O último ponto é a música de Jorge Salgueiro. Pastiche sobre pastiche, dei por mim pensando mais que uma vez "Mas porque raio não utilizaram antes Mozart, o Requiem ou a Missa em Dó menor?". Enfim...

Ainda assim há prestações e momentos magníficos. A velha das galinhas e dos coelhos que Miguel Moreira interpreta é de uma patética humanidade, assim como a solução encontrada para o "cão das lágrimas" e para a matilha devoradora que nos desafia a pensar no que distingue um homem de um cão esfaimado. O cenário, como já disse, é belíssimo, funcional, frio, duro, escorregadio e asséptico, só conhecemos a merda que se espalha pelo chão pelas palavras dos actores, pelos momentos passados de cócoras, pelo que nós próprios projectamos. Os mortos acumulados são engolidos pelo chão e pela luz branca. A entrega das mulheres aos opressores no asilo em troca de comida é fortíssima, no desenho quase musical da elocução e na frieza aparente da representação observamos a perplexidade, a humanidade, a tirania, a miséria e a barbárie que Saramago expôs no seu mais cinematográfico romance. Penso que não cegámos, penso que estamos cegos, Cegos que vêem, Cegos, que, vendo, não vêem.

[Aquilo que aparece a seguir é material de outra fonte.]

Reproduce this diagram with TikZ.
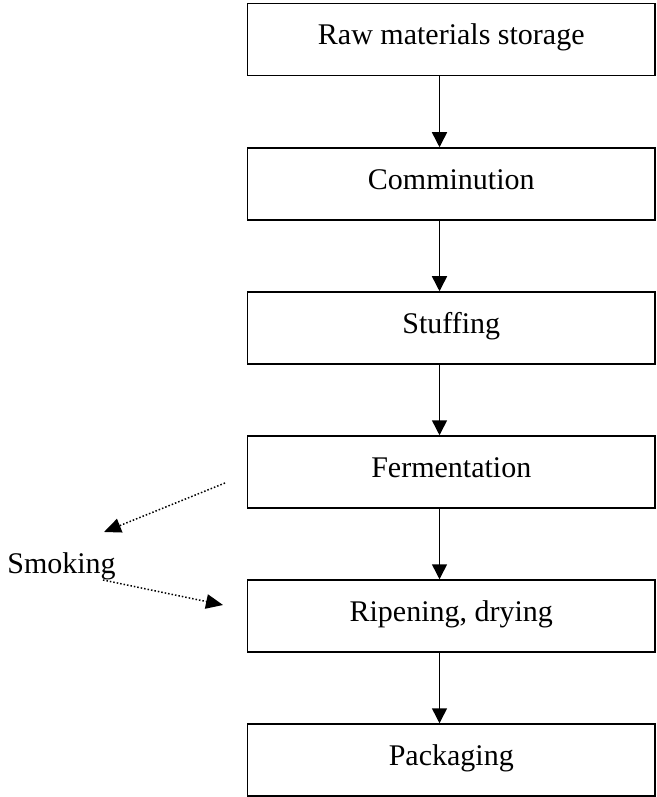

Em suma, uma esmagadora obra de literatura, bem servida pelo olhar tão particular de João Brites. A não perder. Por razões artísticas, literárias e identitárias.

Adenda: Não posso deixar de notar que continua a haver pessoas que saem da sala face a cenas de nudez completa. É revelador do tamanhinho da nossa mentalidade.